NEW YORK (Reuters) - Just as Russia has its vodka, Mexico its tequila and Scotland its Scotch, China has its own distilled spirit, baijiu.
Baijiu is the world’s biggest-selling spirit category and represents a $23 billion market, according to research reports by McKinsey & Co and UBS.
But baijiu producers are seeking new markets in the United States and Europe as sales fall at home after a crackdown on wasteful spending in China.
The Chinese white spirit distilled from sorghum, wheat or rice, alone accounts for more than one third of all the spirits consumed in the world because China is the leading spirits-consuming nation, according to International Wine and Spirits Research.
Baijiu Moutai is China’s official drink. It is served at state diners and often used as a luxury gift. Produced by Kweichow Moutai Co Ltd, this baijiu can trace its history to the first century BC and was served to U.S. President Richard Nixon on his 1972 visit to China.
But China’s president Xi Jinping banned red-carpet receptions and boozy military banquets last year in an anti-corruption campaign. As a result, sales are down.
The brand was worth nearly $2.4 billion, surpassed only by Johnnie Walker Scotch, according to consulting firm Brand Finance. A 375 ml bottle sells for $160.
Baijiu “represents respect. It represents tradition. It represents wealth, “ explained Yuan Liu, a top executive at U.S. baijiu importer CNS Four Seasons Trading. He, and Manny Burnichon of Private Cask Imports, have embarked on expanding the U.S. market for the clear spirit drink beyond the nation’s Chinatowns.
Producers are trying to convince Westerners that baijiu is in the same category as whiskies and bourbons. It is certainly punching above its weight as far as alcohol is concerned. Most brown spirits top out at about 43 or 45 percent but baijius can range as high as 60 percent by volume with many of the premium bottles hovering in the low 50s.

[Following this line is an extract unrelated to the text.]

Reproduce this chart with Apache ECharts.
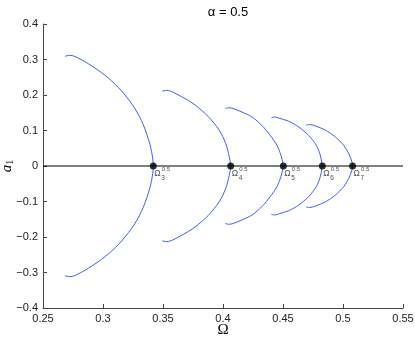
<!DOCTYPE html>
<html>
<head>
<meta charset="utf-8">
<script src="https://cdn.jsdelivr.net/npm/echarts@6/dist/echarts.min.js"></script>
<style>html,body{margin:0;padding:0;background:#fff}#c{width:415px;height:338px}</style>
</head>
<body>
<div id="c"></div>
<script>
// Upper halves of each branch (from left end to the bifurcation point); lower half is the mirror image
var omega1 = [0.2683, 0.2725, 0.2822, 0.2933, 0.3044, 0.3156, 0.3264, 0.3336, 0.3392, 0.3414, 0.3419];
var amp1   = [0.309, 0.312, 0.299, 0.276, 0.248, 0.211, 0.163, 0.116, 0.060, 0.022, 0];
var omega2 = [0.3494, 0.353, 0.3656, 0.3767, 0.3878, 0.3968, 0.4022, 0.4052, 0.4064];
var amp2   = [0.211, 0.213, 0.195, 0.172, 0.139, 0.101, 0.064, 0.026, 0];
var omega3 = [0.4019, 0.4045, 0.4075, 0.4158, 0.4242, 0.4325, 0.4394, 0.4450, 0.4483, 0.4500, 0.4503];
var amp3   = [0.162, 0.164, 0.163, 0.152, 0.138, 0.114, 0.086, 0.058, 0.030, 0.006, 0];
var omega4 = [0.4403, 0.4430, 0.4464, 0.4548, 0.4631, 0.4714, 0.4778, 0.4811, 0.4825, 0.4828];
var amp4   = [0.136, 0.138, 0.135, 0.126, 0.110, 0.086, 0.058, 0.030, 0.006, 0];
var omega5 = [0.4692, 0.4720, 0.4769, 0.4853, 0.4936, 0.5006, 0.5048, 0.5075, 0.5080];
var amp5   = [0.115, 0.117, 0.113, 0.101, 0.082, 0.058, 0.035, 0.011, 0];

var pointOmega = [0.3419, 0.4064, 0.4503, 0.4828, 0.5080];
var pointSub = ['3', '4', '5', '6', '7'];
var pointSup = '0.5';
var titleText = 'α = 0.5';

var branches = [[omega1, amp1], [omega2, amp2], [omega3, amp3], [omega4, amp4], [omega5, amp5]];

function buildBranch(om, am) {
  var d = [];
  for (var i = 0; i < om.length; i++) d.push([om[i], am[i]]);
  for (var j = om.length - 2; j >= 0; j--) d.push([om[j], -am[j]]);
  return d;
}

var series = [];
series.push({
  type: 'line', data: [[0.25, 0], [0.55, 0]], symbol: 'none', silent: true,
  lineStyle: { color: '#000', width: 1 }, z: 1
});
branches.forEach(function (b) {
  series.push({
    type: 'line', data: buildBranch(b[0], b[1]), symbol: 'none', smooth: 0.3,
    lineStyle: { color: '#3d5fff', width: 1 }, z: 2
  });
});
var pts = pointOmega.map(function (w, i) { return { value: [w, 0], sub: pointSub[i] }; });
series.push({
  type: 'scatter', data: pts, symbolSize: 7, itemStyle: { color: '#000' }, z: 5
});
function labelSeries(fmt, pos, size) {
  return {
    type: 'scatter', data: pts, symbolSize: 0.01, itemStyle: { color: 'transparent' }, z: 6,
    label: {
      show: true, position: pos, formatter: fmt, align: 'left', verticalAlign: 'middle',
      fontSize: size, color: '#222', fontFamily: 'Liberation Sans, Arial, sans-serif'
    }
  };
}
series.push(labelSeries(function () { return 'Ω'; }, [1, 8], 8.5));
series.push(labelSeries(function () { return pointSup; }, [8.5, 3.5], 6));
series.push(labelSeries(function (p) { return p.data.sub; }, [8, 12.5], 6.5));

var chart = echarts.init(document.getElementById('c'));
chart.setOption({
  animation: false,
  backgroundColor: '#fff',
  title: {
    text: titleText, left: 223, top: 1, textAlign: 'center',
    textStyle: { fontSize: 13, fontWeight: 'normal', color: '#000', fontFamily: 'Liberation Sans, Arial, sans-serif' }
  },
  grid: { left: 43, right: 12, top: 24, bottom: 30, containLabel: false, outerBoundsMode: 'none' },
  xAxis: {
    type: 'value', min: 0.25, max: 0.55, interval: 0.05,
    name: 'Ω', nameLocation: 'middle', nameGap: 15, nameMoveOverlap: false,
    nameTextStyle: { fontSize: 15, color: '#000', fontFamily: 'Liberation Serif, Times New Roman, serif' },
    axisLine: { onZero: false, lineStyle: { color: '#444', width: 1 } },
    axisTick: { inside: true, length: 4, lineStyle: { color: '#444' } },
    axisLabel: {
      margin: 5, fontSize: 11, color: '#222', fontFamily: 'Liberation Sans, Arial, sans-serif',
      formatter: function (v) { return String(+v.toFixed(2)); }
    },
    splitLine: { show: false }
  },
  yAxis: {
    type: 'value', min: -0.4, max: 0.4, interval: 0.1,
    name: '{a|a}{s|1}', nameLocation: 'middle', nameGap: 28, nameRotate: 90, nameMoveOverlap: false,
    nameTextStyle: {
      color: '#000',
      rich: {
        a: { fontSize: 15, fontStyle: 'italic', fontFamily: 'Liberation Serif, Times New Roman, serif', color: '#000' },
        s: { fontSize: 10, fontFamily: 'Liberation Serif, Times New Roman, serif', color: '#000', padding: [6, 0, 0, 0] }
      }
    },
    axisLine: { onZero: false, lineStyle: { color: '#444', width: 1 } },
    axisTick: { inside: true, length: 4, lineStyle: { color: '#444' } },
    axisLabel: {
      margin: 5, fontSize: 11, color: '#222', fontFamily: 'Liberation Sans, Arial, sans-serif',
      formatter: function (v) { var s = String(+v.toFixed(2)); return s.replace('-', '\u2212'); }
    },
    splitLine: { show: false }
  },
  series: series
});
</script>
</body>
</html>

Western palates may need some training to appreciate baijiu. Michael Pareles, manager at the U.S. Meat Export Federation in Beijing, initially thought it tasted like “paint-thinner,” he told Reuters in an interview last year.
But he added he eventually grew to like it.
“I believe that baijiu will eventually find a home outside of China, but it will need to be tweaked to meet the needs of the local market,” says Derek Sandhaus, author of “Baijiu, The Essential Gide to Chinese Spirits”.
“What needs to change is less the drink itself than how it is presented,” says Sandhaus, a native of Kansas who began drinking baijiu while working in China.
“In China, baijiu is served neat at room temperature, and almost exclusively with meals. In America and Europe, it is more common to take high-proof liquor in a mixed drink.”